§ **Given information**
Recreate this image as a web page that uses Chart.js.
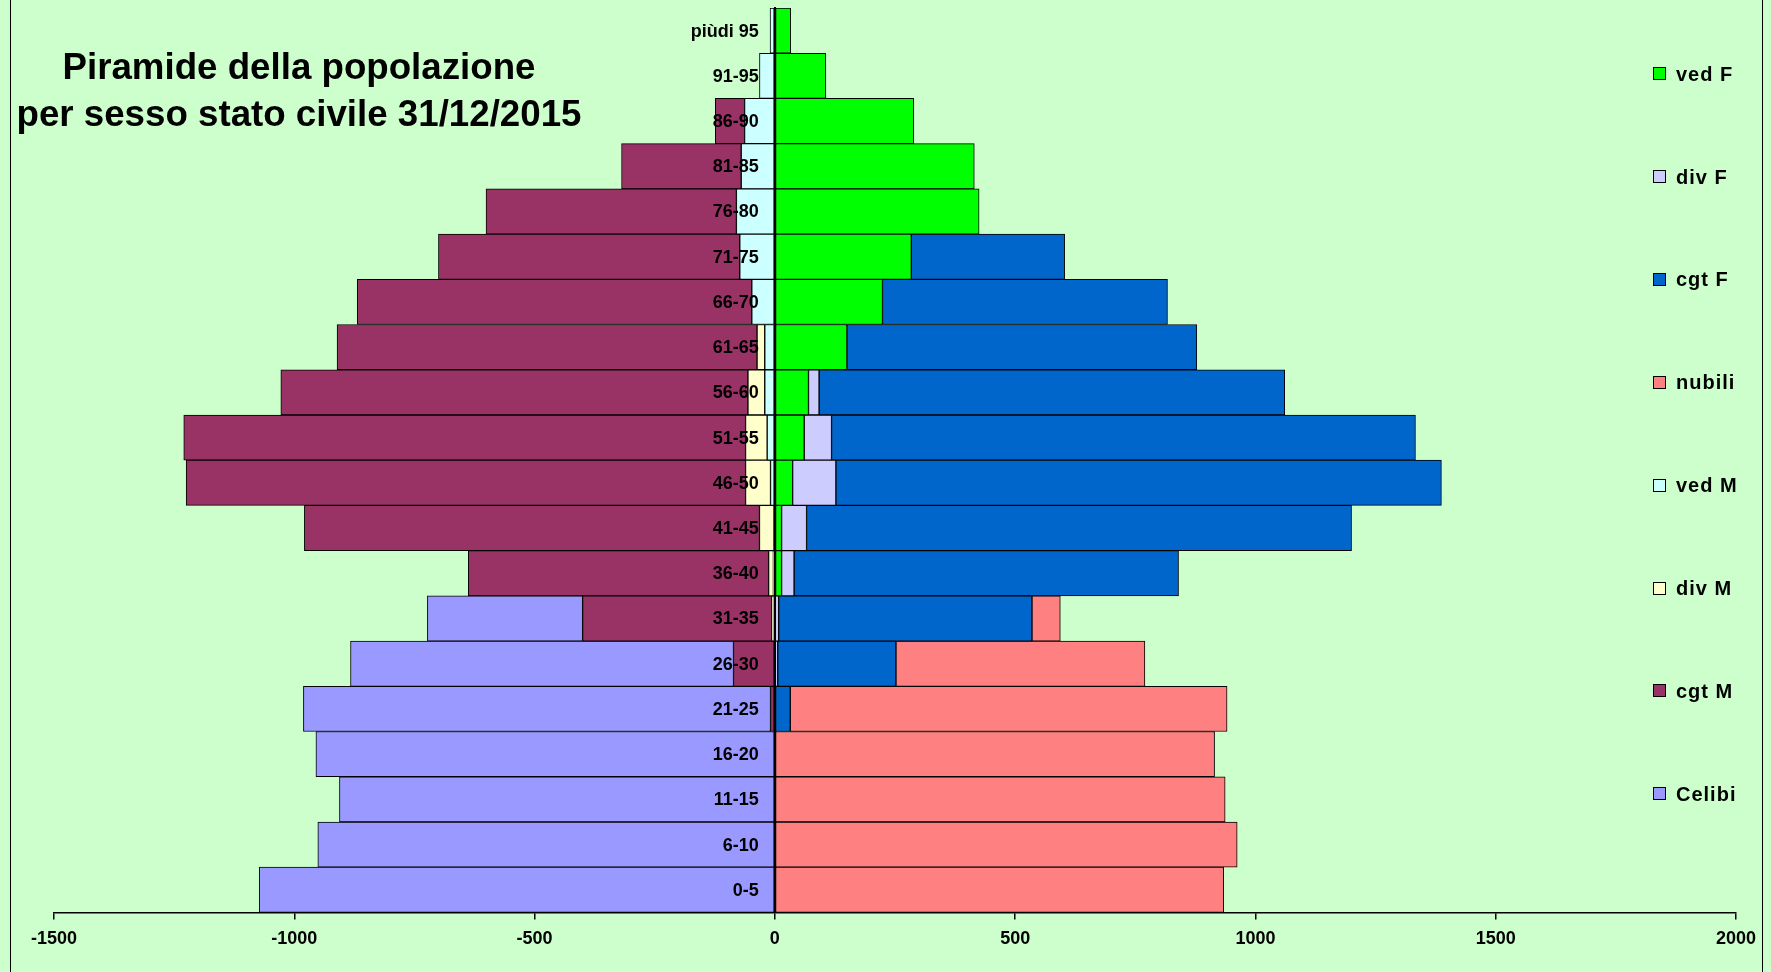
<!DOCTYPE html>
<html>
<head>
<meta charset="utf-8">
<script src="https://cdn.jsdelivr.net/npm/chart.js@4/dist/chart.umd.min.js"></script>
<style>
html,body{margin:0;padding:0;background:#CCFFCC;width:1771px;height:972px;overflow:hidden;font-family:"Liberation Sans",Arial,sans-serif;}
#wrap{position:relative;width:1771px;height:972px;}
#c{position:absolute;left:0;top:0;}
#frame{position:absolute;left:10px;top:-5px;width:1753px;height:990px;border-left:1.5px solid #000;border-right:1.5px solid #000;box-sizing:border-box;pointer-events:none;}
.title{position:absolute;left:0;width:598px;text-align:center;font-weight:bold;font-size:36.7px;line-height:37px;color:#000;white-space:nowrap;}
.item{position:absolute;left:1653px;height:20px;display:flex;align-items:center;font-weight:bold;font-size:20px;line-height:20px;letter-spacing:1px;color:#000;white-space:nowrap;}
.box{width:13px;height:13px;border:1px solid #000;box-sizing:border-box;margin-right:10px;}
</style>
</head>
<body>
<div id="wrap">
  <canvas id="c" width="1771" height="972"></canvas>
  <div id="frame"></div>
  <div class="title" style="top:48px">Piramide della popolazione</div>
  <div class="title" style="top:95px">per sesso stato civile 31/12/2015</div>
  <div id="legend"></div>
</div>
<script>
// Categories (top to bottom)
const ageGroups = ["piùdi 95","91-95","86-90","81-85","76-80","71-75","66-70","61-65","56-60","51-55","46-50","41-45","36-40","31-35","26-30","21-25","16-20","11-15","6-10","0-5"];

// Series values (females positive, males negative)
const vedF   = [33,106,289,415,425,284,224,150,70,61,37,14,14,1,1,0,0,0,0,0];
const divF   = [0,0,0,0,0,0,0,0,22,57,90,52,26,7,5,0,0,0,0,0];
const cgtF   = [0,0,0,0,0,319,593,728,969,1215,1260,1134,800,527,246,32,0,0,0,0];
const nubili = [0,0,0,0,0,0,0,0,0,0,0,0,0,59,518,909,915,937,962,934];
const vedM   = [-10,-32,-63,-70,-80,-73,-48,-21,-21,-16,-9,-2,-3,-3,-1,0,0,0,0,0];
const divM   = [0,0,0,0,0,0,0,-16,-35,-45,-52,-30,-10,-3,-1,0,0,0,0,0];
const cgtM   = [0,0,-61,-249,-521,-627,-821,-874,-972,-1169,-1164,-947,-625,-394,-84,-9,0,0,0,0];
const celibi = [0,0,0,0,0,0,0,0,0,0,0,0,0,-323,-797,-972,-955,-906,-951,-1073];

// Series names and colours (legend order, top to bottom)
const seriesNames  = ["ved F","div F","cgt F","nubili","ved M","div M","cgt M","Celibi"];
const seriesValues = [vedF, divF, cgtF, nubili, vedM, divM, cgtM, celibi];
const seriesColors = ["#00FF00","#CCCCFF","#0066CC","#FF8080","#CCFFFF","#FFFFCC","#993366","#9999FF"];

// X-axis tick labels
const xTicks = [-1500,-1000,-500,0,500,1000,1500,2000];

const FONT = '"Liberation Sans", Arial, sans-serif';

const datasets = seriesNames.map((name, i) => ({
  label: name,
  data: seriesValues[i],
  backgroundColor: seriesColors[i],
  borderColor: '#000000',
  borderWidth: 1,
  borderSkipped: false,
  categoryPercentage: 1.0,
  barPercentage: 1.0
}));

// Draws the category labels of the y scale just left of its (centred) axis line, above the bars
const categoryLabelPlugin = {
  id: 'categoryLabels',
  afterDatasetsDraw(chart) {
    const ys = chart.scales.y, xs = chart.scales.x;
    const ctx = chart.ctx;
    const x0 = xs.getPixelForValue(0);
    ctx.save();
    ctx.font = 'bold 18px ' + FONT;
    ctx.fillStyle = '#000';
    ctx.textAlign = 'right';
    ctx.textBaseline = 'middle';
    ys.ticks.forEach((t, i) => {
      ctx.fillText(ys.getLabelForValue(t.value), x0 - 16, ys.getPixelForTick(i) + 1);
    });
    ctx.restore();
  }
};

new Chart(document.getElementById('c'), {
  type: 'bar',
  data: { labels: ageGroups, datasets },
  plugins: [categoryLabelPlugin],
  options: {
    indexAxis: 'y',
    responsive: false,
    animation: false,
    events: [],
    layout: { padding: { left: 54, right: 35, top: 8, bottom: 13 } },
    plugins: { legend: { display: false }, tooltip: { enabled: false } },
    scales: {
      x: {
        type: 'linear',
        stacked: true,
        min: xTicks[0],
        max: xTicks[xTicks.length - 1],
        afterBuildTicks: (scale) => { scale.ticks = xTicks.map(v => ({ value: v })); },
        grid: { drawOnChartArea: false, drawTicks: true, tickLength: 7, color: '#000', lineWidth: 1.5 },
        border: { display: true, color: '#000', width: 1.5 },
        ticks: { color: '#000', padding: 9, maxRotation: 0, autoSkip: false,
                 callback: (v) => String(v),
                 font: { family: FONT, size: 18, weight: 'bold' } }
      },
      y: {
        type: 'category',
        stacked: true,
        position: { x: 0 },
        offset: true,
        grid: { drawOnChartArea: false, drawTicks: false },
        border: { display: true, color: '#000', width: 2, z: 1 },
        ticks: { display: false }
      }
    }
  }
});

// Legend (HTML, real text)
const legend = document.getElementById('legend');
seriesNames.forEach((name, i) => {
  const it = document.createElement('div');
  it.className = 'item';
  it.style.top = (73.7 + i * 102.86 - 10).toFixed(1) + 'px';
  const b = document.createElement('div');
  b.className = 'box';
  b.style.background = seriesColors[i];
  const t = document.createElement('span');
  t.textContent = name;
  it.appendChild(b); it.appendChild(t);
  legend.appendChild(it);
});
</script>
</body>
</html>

§ **Exercise aim**
Using the data above, print every line exactly, omitting pictures.

§ **Response to this exercise**
Recreate this image as a web page that uses Chart.js.
<!DOCTYPE html>
<html>
<head>
<meta charset="utf-8">
<script src="https://cdn.jsdelivr.net/npm/chart.js@4/dist/chart.umd.min.js"></script>
<style>
html,body{margin:0;padding:0;background:#CCFFCC;width:1771px;height:972px;overflow:hidden;font-family:"Liberation Sans",Arial,sans-serif;}
#wrap{position:relative;width:1771px;height:972px;}
#c{position:absolute;left:0;top:0;}
#frame{position:absolute;left:10px;top:-5px;width:1753px;height:990px;border-left:1.5px solid #000;border-right:1.5px solid #000;box-sizing:border-box;pointer-events:none;}
.title{position:absolute;left:0;width:598px;text-align:center;font-weight:bold;font-size:36.7px;line-height:37px;color:#000;white-space:nowrap;}
.item{position:absolute;left:1653px;height:20px;display:flex;align-items:center;font-weight:bold;font-size:20px;line-height:20px;letter-spacing:1px;color:#000;white-space:nowrap;}
.box{width:13px;height:13px;border:1px solid #000;box-sizing:border-box;margin-right:10px;}
</style>
</head>
<body>
<div id="wrap">
  <canvas id="c" width="1771" height="972"></canvas>
  <div id="frame"></div>
  <div class="title" style="top:48px">Piramide della popolazione</div>
  <div class="title" style="top:95px">per sesso stato civile 31/12/2015</div>
  <div id="legend"></div>
</div>
<script>
// Categories (top to bottom)
const ageGroups = ["piùdi 95","91-95","86-90","81-85","76-80","71-75","66-70","61-65","56-60","51-55","46-50","41-45","36-40","31-35","26-30","21-25","16-20","11-15","6-10","0-5"];

// Series values (females positive, males negative)
const vedF   = [33,106,289,415,425,284,224,150,70,61,37,14,14,1,1,0,0,0,0,0];
const divF   = [0,0,0,0,0,0,0,0,22,57,90,52,26,7,5,0,0,0,0,0];
const cgtF   = [0,0,0,0,0,319,593,728,969,1215,1260,1134,800,527,246,32,0,0,0,0];
const nubili = [0,0,0,0,0,0,0,0,0,0,0,0,0,59,518,909,915,937,962,934];
const vedM   = [-10,-32,-63,-70,-80,-73,-48,-21,-21,-16,-9,-2,-3,-3,-1,0,0,0,0,0];
const divM   = [0,0,0,0,0,0,0,-16,-35,-45,-52,-30,-10,-3,-1,0,0,0,0,0];
const cgtM   = [0,0,-61,-249,-521,-627,-821,-874,-972,-1169,-1164,-947,-625,-394,-84,-9,0,0,0,0];
const celibi = [0,0,0,0,0,0,0,0,0,0,0,0,0,-323,-797,-972,-955,-906,-951,-1073];

// Series names and colours (legend order, top to bottom)
const seriesNames  = ["ved F","div F","cgt F","nubili","ved M","div M","cgt M","Celibi"];
const seriesValues = [vedF, divF, cgtF, nubili, vedM, divM, cgtM, celibi];
const seriesColors = ["#00FF00","#CCCCFF","#0066CC","#FF8080","#CCFFFF","#FFFFCC","#993366","#9999FF"];

// X-axis tick labels
const xTicks = [-1500,-1000,-500,0,500,1000,1500,2000];

const FONT = '"Liberation Sans", Arial, sans-serif';

const datasets = seriesNames.map((name, i) => ({
  label: name,
  data: seriesValues[i],
  backgroundColor: seriesColors[i],
  borderColor: '#000000',
  borderWidth: 1,
  borderSkipped: false,
  categoryPercentage: 1.0,
  barPercentage: 1.0
}));

// Draws the category labels of the y scale just left of its (centred) axis line, above the bars
const categoryLabelPlugin = {
  id: 'categoryLabels',
  afterDatasetsDraw(chart) {
    const ys = chart.scales.y, xs = chart.scales.x;
    const ctx = chart.ctx;
    const x0 = xs.getPixelForValue(0);
    ctx.save();
    ctx.font = 'bold 18px ' + FONT;
    ctx.fillStyle = '#000';
    ctx.textAlign = 'right';
    ctx.textBaseline = 'middle';
    ys.ticks.forEach((t, i) => {
      ctx.fillText(ys.getLabelForValue(t.value), x0 - 16, ys.getPixelForTick(i) + 1);
    });
    ctx.restore();
  }
};

new Chart(document.getElementById('c'), {
  type: 'bar',
  data: { labels: ageGroups, datasets },
  plugins: [categoryLabelPlugin],
  options: {
    indexAxis: 'y',
    responsive: false,
    animation: false,
    events: [],
    layout: { padding: { left: 54, right: 35, top: 8, bottom: 13 } },
    plugins: { legend: { display: false }, tooltip: { enabled: false } },
    scales: {
      x: {
        type: 'linear',
        stacked: true,
        min: xTicks[0],
        max: xTicks[xTicks.length - 1],
        afterBuildTicks: (scale) => { scale.ticks = xTicks.map(v => ({ value: v })); },
        grid: { drawOnChartArea: false, drawTicks: true, tickLength: 7, color: '#000', lineWidth: 1.5 },
        border: { display: true, color: '#000', width: 1.5 },
        ticks: { color: '#000', padding: 9, maxRotation: 0, autoSkip: false,
                 callback: (v) => String(v),
                 font: { family: FONT, size: 18, weight: 'bold' } }
      },
      y: {
        type: 'category',
        stacked: true,
        position: { x: 0 },
        offset: true,
        grid: { drawOnChartArea: false, drawTicks: false },
        border: { display: true, color: '#000', width: 2, z: 1 },
        ticks: { display: false }
      }
    }
  }
});

// Legend (HTML, real text)
const legend = document.getElementById('legend');
seriesNames.forEach((name, i) => {
  const it = document.createElement('div');
  it.className = 'item';
  it.style.top = (73.7 + i * 102.86 - 10).toFixed(1) + 'px';
  const b = document.createElement('div');
  b.className = 'box';
  b.style.background = seriesColors[i];
  const t = document.createElement('span');
  t.textContent = name;
  it.appendChild(b); it.appendChild(t);
  legend.appendChild(it);
});
</script>
</body>
</html>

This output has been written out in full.